━━ Material for this task ━━
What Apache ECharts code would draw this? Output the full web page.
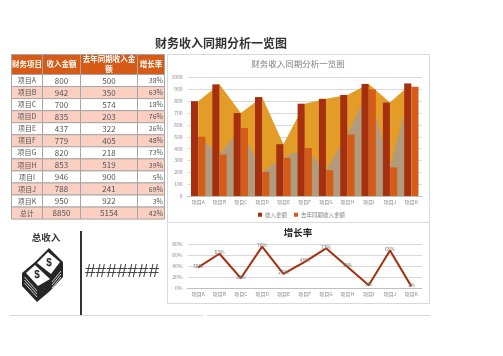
<!DOCTYPE html>
<html><head><meta charset="utf-8">
<style>html,body{margin:0;padding:0;background:#fff}#c{width:503px;height:356px}</style>
<script src="https://cdn.jsdelivr.net/npm/echarts@6/dist/echarts.min.js"></script>
</head><body><div id="c"></div>
<script>
const categories=['项目A','项目B','项目C','项目D','项目E','项目F','项目G','项目H','项目I','项目J','项目K'];
const income=[800,942,700,835,437,779,820,853,946,788,950];
const lastYear=[500,350,574,203,322,405,218,519,900,241,922];
const growth=[38,63,18,76,26,48,73,39,5,69,3];
const headers=['财务项目','收入金额','去年同期收入金\n额','增长率'];
const totalRow=['总计','8850','5154','42%'];
const FONT='"Noto Sans CJK SC","Noto Sans",sans-serif';
const RED='#a52f0e',ORANGE='#d65b16';
const g=[];
function rect(x,y,w,h,fill,stroke,lw,z){g.push({type:'rect',silent:true,z:z||1,shape:{x,y,width:w,height:h},style:{fill:fill||'transparent',stroke:stroke||null,lineWidth:lw||0}});}
function text(s,x,y,o){o=o||{};g.push({type:'text',silent:true,z:o.z||5,x,y,style:{text:s,fill:o.c||'#444',font:(o.w||'normal')+' '+(o.s||8)+'px '+(o.f||FONT),align:o.a||'center',verticalAlign:'middle',lineHeight:o.lh}});}
function poly(pts,fill,z){g.push({type:'polygon',silent:true,z:z||3,shape:{points:pts},style:{fill}});}
function seg(x1,y1,x2,y2,c,lw,z){g.push({type:'line',silent:true,z:z||3,shape:{x1,y1,x2,y2},style:{stroke:c,lineWidth:lw}});}

// page title
text('财务收入同期分析一览图',221,43,{s:12,w:'bold',c:'#333'});

// table
const colX=[11.5,42.5,80.5,137.5,164.5];
const headTop=54.5,headBottom=74.5,rowH=12.05;
const rows=categories.map((c,i)=>[c,String(income[i]),String(lastYear[i]),growth[i]+'%']).concat([totalRow]);
for(let c=0;c<4;c++){
  rect(colX[c],headTop,colX[c+1]-colX[c],headBottom-headTop,ORANGE,'#a6a6a6',1);
  text(headers[c],(colX[c]+colX[c+1])/2,(headTop+headBottom)/2,{s:7.5,w:'bold',c:'#fff',lh:10});
}
rows.forEach((r,i)=>{
  const y=headBottom+i*rowH;
  for(let c=0;c<4;c++){
    rect(colX[c],y,colX[c+1]-colX[c],rowH,i%2?'#fbcfc2':'#fff','#a6a6a6',1);
    if(c===3) text(r[c],colX[4]-1.5,y+rowH/2,{s:7,a:'right',c:'#555'});
    else text(r[c],(colX[c]+colX[c+1])/2,y+rowH/2,{s:c===0?7:8,c:'#555'});
  }
});

// chart frames
rect(167.5,54.5,262,168,null,'#d9d9d9',1,0);
rect(167.5,222.5,262,81,null,'#d9d9d9',1,0);

// left panel
text('总收入',46,237,{s:9.5,w:'bold',c:'#333'});
seg(81,231,81,315,'#333',2);
text('#######',122,272,{s:19,c:'#444',f:'"Liberation Sans",sans-serif'});
seg(10,315.5,203,315.5,'#d9d9d9',1,1);
seg(207,315.5,430,315.5,'#d9d9d9',1,1);

// money icon
const K='#262626';
poly([[22,273],[35,262],[49,248],[63,262],[63,277],[50,291],[37,302],[22,286]],K);
poly([[26,273],[35,265],[50,279],[38,286]],'#fff',4);
poly([[37,263],[48,252],[60,262],[51,274]],'#fff',4);
[[24.5,277,37,291],[24.5,280,37,294],[24.5,283,37,297]].forEach(a=>seg(a[0],a[1],a[2],a[3],'#fff',0.8,4));
[[52,282,61,271],[52,285,61,274],[52,288,61,277]].forEach(a=>seg(a[0],a[1],a[2],a[3],'#fff',0.8,4));
text('$',37,275,{s:10,w:'bold',c:K,f:'"Liberation Sans",sans-serif',z:6});
text('$',49,263,{s:10,w:'bold',c:K,f:'"Liberation Sans",sans-serif',z:6});

const axisLabel={fontSize:5,color:'#8a8a8a',fontFamily:FONT,margin:5};
const split={show:true,lineStyle:{color:'#d9d9d9',width:1}};
const xBase={type:'category',data:categories,axisTick:{show:false},axisLine:{lineStyle:{color:'#bfbfbf'}},axisLabel:{...axisLabel,interval:0,margin:4}};
const chart=echarts.init(document.getElementById('c'),null,{renderer:'canvas'});
chart.setOption({
  animation:false,
  title:[
    {text:'财务收入同期分析一览图',left:298,top:64,textAlign:'center',textVerticalAlign:'middle',padding:0,textStyle:{fontSize:8.5,fontWeight:'normal',color:'#7f7f7f',fontFamily:FONT}},
    {text:'增长率',left:298,top:232,textAlign:'center',textVerticalAlign:'middle',padding:0,textStyle:{fontSize:9.5,fontWeight:'bold',color:'#222',fontFamily:FONT}}
  ],
  legend:{data:['收入金额','去年同期收入金额'],left:258,top:212,itemWidth:4,itemHeight:4,itemGap:7,icon:'rect',padding:0,textStyle:{fontSize:5.5,color:'#7f7f7f',fontFamily:FONT,padding:[0,0,0,-2]}},
  grid:[
    {left:187.5,right:81,top:77.5,height:118.5},
    {left:187.5,right:81,top:244.5,height:43.5}
  ],
  xAxis:[{...xBase,gridIndex:0},{...xBase,gridIndex:1}],
  yAxis:[
    {type:'value',gridIndex:0,min:0,max:1000,interval:100,axisLabel:{...axisLabel,formatter:v=>String(v)},splitLine:split,axisLine:{show:false},axisTick:{show:false}},
    {type:'value',gridIndex:1,min:0,max:80,interval:20,axisLabel:{...axisLabel,formatter:'{value}%'},splitLine:split,axisLine:{show:false},axisTick:{show:false}}
  ],
  series:[
    {name:'收入面积',type:'line',data:income,symbol:'none',lineStyle:{width:0},areaStyle:{color:'#e39c28',opacity:1},z:1,silent:true},
    {name:'去年面积',type:'line',data:lastYear,symbol:'none',lineStyle:{width:0},areaStyle:{color:'#b09b7c',opacity:1},z:2,silent:true},
    {name:'收入金额',type:'bar',data:income,barWidth:7,barGap:'4%',itemStyle:{color:RED},z:3},
    {name:'去年同期收入金额',type:'bar',data:lastYear,barWidth:7,itemStyle:{color:ORANGE},z:3},
    {name:'增长率',type:'line',xAxisIndex:1,yAxisIndex:1,data:growth,symbol:'circle',symbolSize:0,showSymbol:true,lineStyle:{color:RED,width:2},
     label:{show:true,position:'top',distance:-1,fontSize:5,color:'#777',fontFamily:FONT,formatter:p=>p.value+'%'},z:3}
  ],
  graphic:{elements:g}
});
</script></body></html>
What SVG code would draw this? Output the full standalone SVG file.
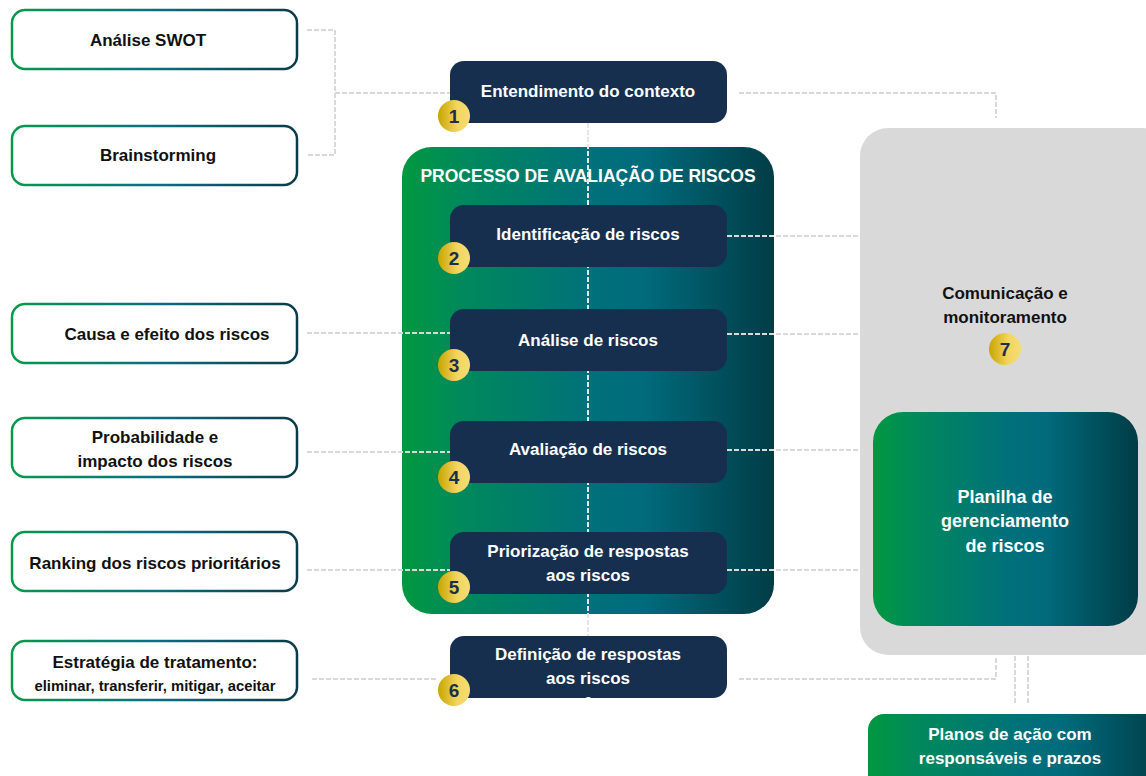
<svg xmlns="http://www.w3.org/2000/svg" width="1146" height="776" viewBox="0 0 1146 776">
<defs>
<linearGradient id="gStroke" x1="0" y1="0" x2="1" y2="0">
<stop offset="0" stop-color="#07994a"/>
<stop offset="0.5" stop-color="#0a6f80"/>
<stop offset="1" stop-color="#0c3c49"/>
</linearGradient>
<linearGradient id="gGreen" x1="0" y1="0" x2="1" y2="0">
<stop offset="0" stop-color="#00983f"/>
<stop offset="0.15" stop-color="#008a5a"/>
<stop offset="0.5" stop-color="#00717a"/>
<stop offset="0.65" stop-color="#016b7c"/>
<stop offset="1" stop-color="#013c46"/>
</linearGradient>
<linearGradient id="gGold" x1="0" y1="0" x2="1" y2="0">
<stop offset="0" stop-color="#c7a500"/>
<stop offset="0.6" stop-color="#f3d55f"/>
<stop offset="1" stop-color="#f5dc74"/>
</linearGradient>
</defs>
<style>
.lb{fill:#fff;stroke:url(#gStroke);stroke-width:2.5}
.lt{font-family:"Liberation Sans",Arial,sans-serif;font-weight:bold;font-size:17px;fill:#111;text-anchor:middle}
.db{fill:#172f4e}
.dt{font-family:"Liberation Sans",Arial,sans-serif;font-weight:bold;font-size:17px;fill:#fff;text-anchor:middle}
.num{font-family:"Liberation Sans",Arial,sans-serif;font-weight:bold;font-size:19px;fill:#1b2f4d;text-anchor:middle}
.cn{fill:none;stroke:#d9d9d9;stroke-width:2;stroke-dasharray:5 2}
.cw{fill:none;stroke:#e6e6e6;stroke-width:2;stroke-dasharray:5 2}
</style>

<g id="comunicacao">
<rect x="860" y="128" width="310" height="527" rx="28" fill="#d9d9d9"/>
<text class="lt" x="1005" y="299">Comunicação e</text>
<text class="lt" x="1005" y="323">monitoramento</text>
<circle cx="1005" cy="349" r="16" fill="url(#gGold)"/>
<text class="num" x="1005" y="356">7</text>
</g>

<g id="processo">
<rect x="402" y="147" width="372" height="467" rx="30" fill="url(#gGreen)"/>
<text x="588" y="182" font-family="'Liberation Sans',Arial,sans-serif" font-weight="bold" font-size="17.5" fill="#fff" text-anchor="middle">PROCESSO DE AVALIAÇÃO DE RISCOS</text>
</g>

<g id="connectors">
<path class="cn" d="M307 30 H335 V155 H307 M335 93 H450"/>
<path class="cn" d="M307 333 H450"/>
<path class="cn" d="M307 452 H450"/>
<path class="cn" d="M307 570 H450"/>
<path class="cn" d="M312 679 H437"/>
<path class="cw" d="M588 123 V636"/>
<path class="cn" d="M739 93 H996 V118"/>
<path class="cn" d="M727 236 H860"/>
<path class="cn" d="M727 334 H860"/>
<path class="cn" d="M727 450 H860"/>
<path class="cn" d="M727 570 H860"/>
<path class="cn" d="M739 679 H996 V656"/>
<path class="cn" d="M1015 656 V705 M1028 656 V705"/>
</g>

<g id="planilha">
<rect x="873" y="412" width="265" height="214" rx="30" fill="url(#gGreen)"/>
<text class="dt" x="1005" y="503" style="font-size:18px">Planilha de</text>
<text class="dt" x="1005" y="527" style="font-size:18px">gerenciamento</text>
<text class="dt" x="1005" y="552" style="font-size:18px">de riscos</text>
</g>

<g id="planos">
<rect x="868" y="714" width="300" height="80" rx="16" fill="url(#gGreen)"/>
<text class="dt" x="1010" y="740">Planos de ação com</text>
<text class="dt" x="1010" y="764">responsáveis e prazos</text>
</g>

<g id="swot"><rect class="lb" x="12" y="10" width="285" height="59" rx="13"/><text class="lt" x="148" y="46">Análise SWOT</text></g>
<g id="brainstorming"><rect class="lb" x="12" y="126" width="285" height="59" rx="13"/><text class="lt" x="158" y="161">Brainstorming</text></g>
<g id="causa"><rect class="lb" x="12" y="304" width="285" height="59" rx="13"/><text class="lt" x="167" y="340">Causa e efeito dos riscos</text></g>
<g id="probabilidade"><rect class="lb" x="12" y="418" width="285" height="59" rx="13"/><text class="lt" x="155" y="443">Probabilidade e</text><text class="lt" x="155" y="467">impacto dos riscos</text></g>
<g id="ranking"><rect class="lb" x="12" y="532" width="285" height="59" rx="13"/><text class="lt" x="155" y="569">Ranking dos riscos prioritários</text></g>
<g id="estrategia"><rect class="lb" x="12" y="641" width="285" height="59" rx="13"/><text class="lt" x="155" y="668">Estratégia de tratamento:</text><text class="lt" x="155" y="691" style="font-size:14.8px">eliminar, transferir, mitigar, aceitar</text></g>

<g id="n1"><rect class="db" x="450" y="61" width="277" height="62" rx="14"/><text class="dt" x="588" y="97">Entendimento do contexto</text><circle cx="454" cy="116" r="16" fill="url(#gGold)"/><text class="num" x="454" y="123">1</text></g>
<g id="n2"><rect class="db" x="450" y="205" width="277" height="62" rx="14"/><text class="dt" x="588" y="240">Identificação de riscos</text><circle cx="454" cy="258" r="16" fill="url(#gGold)"/><text class="num" x="454" y="265">2</text></g>
<g id="n3"><rect class="db" x="450" y="309" width="277" height="62" rx="14"/><text class="dt" x="588" y="346">Análise de riscos</text><circle cx="454" cy="365" r="16" fill="url(#gGold)"/><text class="num" x="454" y="372">3</text></g>
<g id="n4"><rect class="db" x="450" y="421" width="277" height="62" rx="14"/><text class="dt" x="588" y="455">Avaliação de riscos</text><circle cx="454" cy="477" r="16" fill="url(#gGold)"/><text class="num" x="454" y="484">4</text></g>
<g id="n5"><rect class="db" x="450" y="532" width="277" height="62" rx="14"/><text class="dt" x="588" y="557">Priorização de respostas</text><text class="dt" x="588" y="581">aos riscos</text><circle cx="454" cy="587" r="16" fill="url(#gGold)"/><text class="num" x="454" y="594">5</text></g>
<g id="n6"><rect class="db" x="450" y="636" width="277" height="62" rx="14"/><text class="dt" x="588" y="660">Definição de respostas</text><text class="dt" x="588" y="684">aos riscos</text><text class="dt" x="588" y="709">6</text><circle cx="454" cy="690" r="16" fill="url(#gGold)"/><text class="num" x="454" y="697">6</text></g>
</svg>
━━━
[Work required]
Please give again the entries word for word, starting at the first line and ending with the line that contains "text('财务收入同期分析"; include both of those lines but none of the pictures.

[Correct response]
What Apache ECharts code would draw this? Output the full web page.
<!DOCTYPE html>
<html><head><meta charset="utf-8">
<style>html,body{margin:0;padding:0;background:#fff}#c{width:503px;height:356px}</style>
<script src="https://cdn.jsdelivr.net/npm/echarts@6/dist/echarts.min.js"></script>
</head><body><div id="c"></div>
<script>
const categories=['项目A','项目B','项目C','项目D','项目E','项目F','项目G','项目H','项目I','项目J','项目K'];
const income=[800,942,700,835,437,779,820,853,946,788,950];
const lastYear=[500,350,574,203,322,405,218,519,900,241,922];
const growth=[38,63,18,76,26,48,73,39,5,69,3];
const headers=['财务项目','收入金额','去年同期收入金\n额','增长率'];
const totalRow=['总计','8850','5154','42%'];
const FONT='"Noto Sans CJK SC","Noto Sans",sans-serif';
const RED='#a52f0e',ORANGE='#d65b16';
const g=[];
function rect(x,y,w,h,fill,stroke,lw,z){g.push({type:'rect',silent:true,z:z||1,shape:{x,y,width:w,height:h},style:{fill:fill||'transparent',stroke:stroke||null,lineWidth:lw||0}});}
function text(s,x,y,o){o=o||{};g.push({type:'text',silent:true,z:o.z||5,x,y,style:{text:s,fill:o.c||'#444',font:(o.w||'normal')+' '+(o.s||8)+'px '+(o.f||FONT),align:o.a||'center',verticalAlign:'middle',lineHeight:o.lh}});}
function poly(pts,fill,z){g.push({type:'polygon',silent:true,z:z||3,shape:{points:pts},style:{fill}});}
function seg(x1,y1,x2,y2,c,lw,z){g.push({type:'line',silent:true,z:z||3,shape:{x1,y1,x2,y2},style:{stroke:c,lineWidth:lw}});}

// page title
text('财务收入同期分析一览图',221,43,{s:12,w:'bold',c:'#333'});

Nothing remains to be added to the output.